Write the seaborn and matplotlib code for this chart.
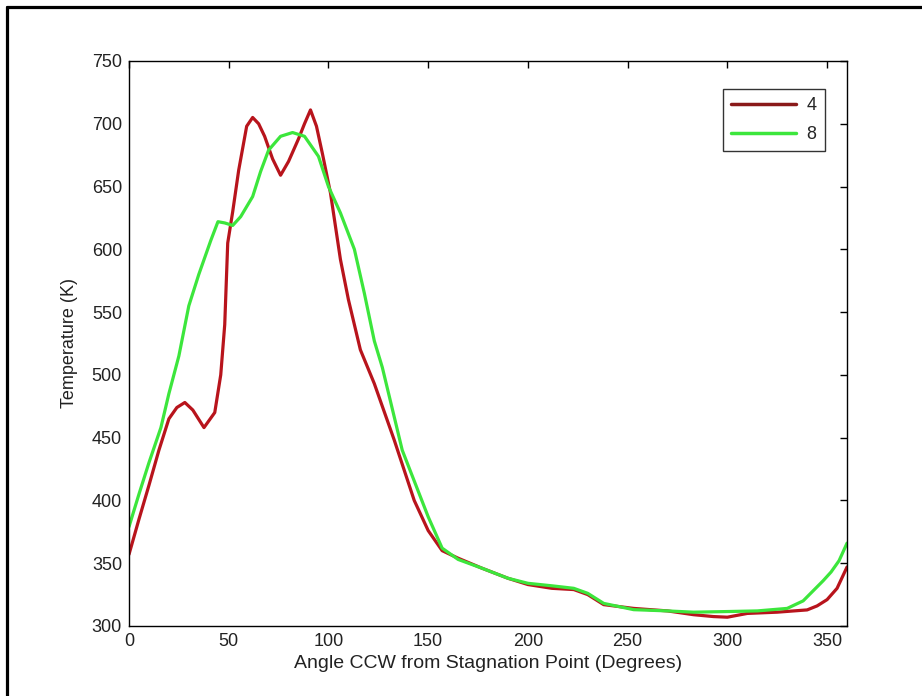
import matplotlib
matplotlib.use("Agg")
import matplotlib.pyplot as plt
from matplotlib.lines import Line2D
import seaborn as sns
import pandas as pd

# Series "4"
angle_4 = [0, 5, 10, 15, 20, 24, 28, 32, 37.6, 43, 46, 48, 49.5, 52, 55, 59, 62, 65, 68, 72,
           76, 80, 85, 88, 91, 94, 97, 101, 106, 110, 116, 123, 133, 143, 150, 157, 165,
           177, 190, 200, 212, 223, 230, 238, 253, 270, 283, 293, 300, 310, 325, 340, 345,
           350, 355, 360]
temp_4 = [357, 385, 412, 440, 465, 474, 478, 472, 458, 470, 500, 540, 605, 630, 663, 698, 705,
          700, 690, 672, 659, 670, 688, 700, 711, 698, 676, 645, 592, 560, 520, 493, 448,
          400, 376, 360, 354, 346, 338, 333, 330, 329, 325, 317, 314, 312, 309, 307.5, 307,
          310, 311, 312.8, 316, 321, 330, 347]

# Series "8"
angle_8 = [0, 5, 10, 16, 20, 25, 30, 35, 41, 44.6, 48, 52, 56, 62, 66, 70, 76, 82, 88, 95,
           100, 106, 113, 118, 123, 127, 137, 150, 157, 165, 177, 190, 200, 212, 223, 230,
           238, 253, 270, 283, 300, 315, 330, 338, 343, 348, 352, 356, 360]
temp_8 = [379, 405, 430, 458, 485, 515, 555, 580, 607, 622, 621, 619, 626, 642, 662, 679,
          690, 693, 690, 674, 650, 629, 600, 565, 527, 506, 440, 387, 362, 353, 346, 338,
          334, 332, 330, 326, 318, 313, 312, 311, 311.5, 312, 314, 320, 328, 336, 343, 352,
          366]

series_labels = ["4", "8"]
series_colors = ["#b8141c", "#3ce63c"]

x_ticks = [0, 50, 100, 150, 200, 250, 300, 350]
y_ticks = [300, 350, 400, 450, 500, 550, 600, 650, 700, 750]

df = pd.concat([
    pd.DataFrame({"angle": angle_4, "temp": temp_4, "series": series_labels[0]}),
    pd.DataFrame({"angle": angle_8, "temp": temp_8, "series": series_labels[1]}),
], ignore_index=True)

sns.set_theme(style="white")
plt.rcParams["font.family"] = ["Liberation Sans", "DejaVu Sans"]

fig = plt.figure(figsize=(9.22, 6.96), dpi=100)
ax = fig.add_axes([0.1399, 0.1006, 0.7788, 0.8118])

sns.lineplot(data=df, x="angle", y="temp", hue="series", palette=series_colors,
             hue_order=series_labels, linewidth=2.3, sort=False, estimator=None, ax=ax)

ax.set_xlim(0, 360)
ax.set_ylim(300, 750)
ax.set_xticks(x_ticks)
ax.set_yticks(y_ticks)
ax.tick_params(direction="in", length=5, width=1, color="black", top=True, right=True,
               labelsize=13, labelcolor="#222222", pad=5)
for s in ax.spines.values():
    s.set_color("black")
    s.set_linewidth(1.0)
ax.set_xlabel("Angle CCW from Stagnation Point (Degrees)", fontsize=14, color="#222222", labelpad=4)
ax.set_ylabel("Temperature (K)", fontsize=13, color="#222222", labelpad=10)

leg = ax.legend(loc="upper right", bbox_to_anchor=(0.9765, 0.9595), fontsize=13,
                handlelength=3.6, frameon=True, fancybox=False, borderpad=0.45,
                labelspacing=0.65, handletextpad=0.6, borderaxespad=0.3)
leg.get_frame().set_edgecolor("black")
leg.get_frame().set_linewidth(1.0)
for h, c in zip(leg.get_lines(), ["#8a1a1a", "#3ce63c"]):
    h.set_color(c)
    h.set_linewidth(2.5)

# outer frame (left and top lines)
fig.add_artist(Line2D([0.0076, 0.0076], [0.0, 0.9905], transform=fig.transFigure,
                      color="black", linewidth=2.3))
fig.add_artist(Line2D([0.0076, 1.0], [0.9905, 0.9905], transform=fig.transFigure,
                      color="black", linewidth=2.3))

fig.savefig("out.png", dpi=100)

(TASK REQUIREMENTS):
Quote the material word for word, dropping any images it holds.

(EXERCISE RESULT):
Write the seaborn and matplotlib code for this chart.
import matplotlib
matplotlib.use("Agg")
import matplotlib.pyplot as plt
from matplotlib.lines import Line2D
import seaborn as sns
import pandas as pd

# Series "4"
angle_4 = [0, 5, 10, 15, 20, 24, 28, 32, 37.6, 43, 46, 48, 49.5, 52, 55, 59, 62, 65, 68, 72,
           76, 80, 85, 88, 91, 94, 97, 101, 106, 110, 116, 123, 133, 143, 150, 157, 165,
           177, 190, 200, 212, 223, 230, 238, 253, 270, 283, 293, 300, 310, 325, 340, 345,
           350, 355, 360]
temp_4 = [357, 385, 412, 440, 465, 474, 478, 472, 458, 470, 500, 540, 605, 630, 663, 698, 705,
          700, 690, 672, 659, 670, 688, 700, 711, 698, 676, 645, 592, 560, 520, 493, 448,
          400, 376, 360, 354, 346, 338, 333, 330, 329, 325, 317, 314, 312, 309, 307.5, 307,
          310, 311, 312.8, 316, 321, 330, 347]

# Series "8"
angle_8 = [0, 5, 10, 16, 20, 25, 30, 35, 41, 44.6, 48, 52, 56, 62, 66, 70, 76, 82, 88, 95,
           100, 106, 113, 118, 123, 127, 137, 150, 157, 165, 177, 190, 200, 212, 223, 230,
           238, 253, 270, 283, 300, 315, 330, 338, 343, 348, 352, 356, 360]
temp_8 = [379, 405, 430, 458, 485, 515, 555, 580, 607, 622, 621, 619, 626, 642, 662, 679,
          690, 693, 690, 674, 650, 629, 600, 565, 527, 506, 440, 387, 362, 353, 346, 338,
          334, 332, 330, 326, 318, 313, 312, 311, 311.5, 312, 314, 320, 328, 336, 343, 352,
          366]

series_labels = ["4", "8"]
series_colors = ["#b8141c", "#3ce63c"]

x_ticks = [0, 50, 100, 150, 200, 250, 300, 350]
y_ticks = [300, 350, 400, 450, 500, 550, 600, 650, 700, 750]

df = pd.concat([
    pd.DataFrame({"angle": angle_4, "temp": temp_4, "series": series_labels[0]}),
    pd.DataFrame({"angle": angle_8, "temp": temp_8, "series": series_labels[1]}),
], ignore_index=True)

sns.set_theme(style="white")
plt.rcParams["font.family"] = ["Liberation Sans", "DejaVu Sans"]

fig = plt.figure(figsize=(9.22, 6.96), dpi=100)
ax = fig.add_axes([0.1399, 0.1006, 0.7788, 0.8118])

sns.lineplot(data=df, x="angle", y="temp", hue="series", palette=series_colors,
             hue_order=series_labels, linewidth=2.3, sort=False, estimator=None, ax=ax)

ax.set_xlim(0, 360)
ax.set_ylim(300, 750)
ax.set_xticks(x_ticks)
ax.set_yticks(y_ticks)
ax.tick_params(direction="in", length=5, width=1, color="black", top=True, right=True,
               labelsize=13, labelcolor="#222222", pad=5)
for s in ax.spines.values():
    s.set_color("black")
    s.set_linewidth(1.0)
ax.set_xlabel("Angle CCW from Stagnation Point (Degrees)", fontsize=14, color="#222222", labelpad=4)
ax.set_ylabel("Temperature (K)", fontsize=13, color="#222222", labelpad=10)

leg = ax.legend(loc="upper right", bbox_to_anchor=(0.9765, 0.9595), fontsize=13,
                handlelength=3.6, frameon=True, fancybox=False, borderpad=0.45,
                labelspacing=0.65, handletextpad=0.6, borderaxespad=0.3)
leg.get_frame().set_edgecolor("black")
leg.get_frame().set_linewidth(1.0)
for h, c in zip(leg.get_lines(), ["#8a1a1a", "#3ce63c"]):
    h.set_color(c)
    h.set_linewidth(2.5)

# outer frame (left and top lines)
fig.add_artist(Line2D([0.0076, 0.0076], [0.0, 0.9905], transform=fig.transFigure,
                      color="black", linewidth=2.3))
fig.add_artist(Line2D([0.0076, 1.0], [0.9905, 0.9905], transform=fig.transFigure,
                      color="black", linewidth=2.3))

fig.savefig("out.png", dpi=100)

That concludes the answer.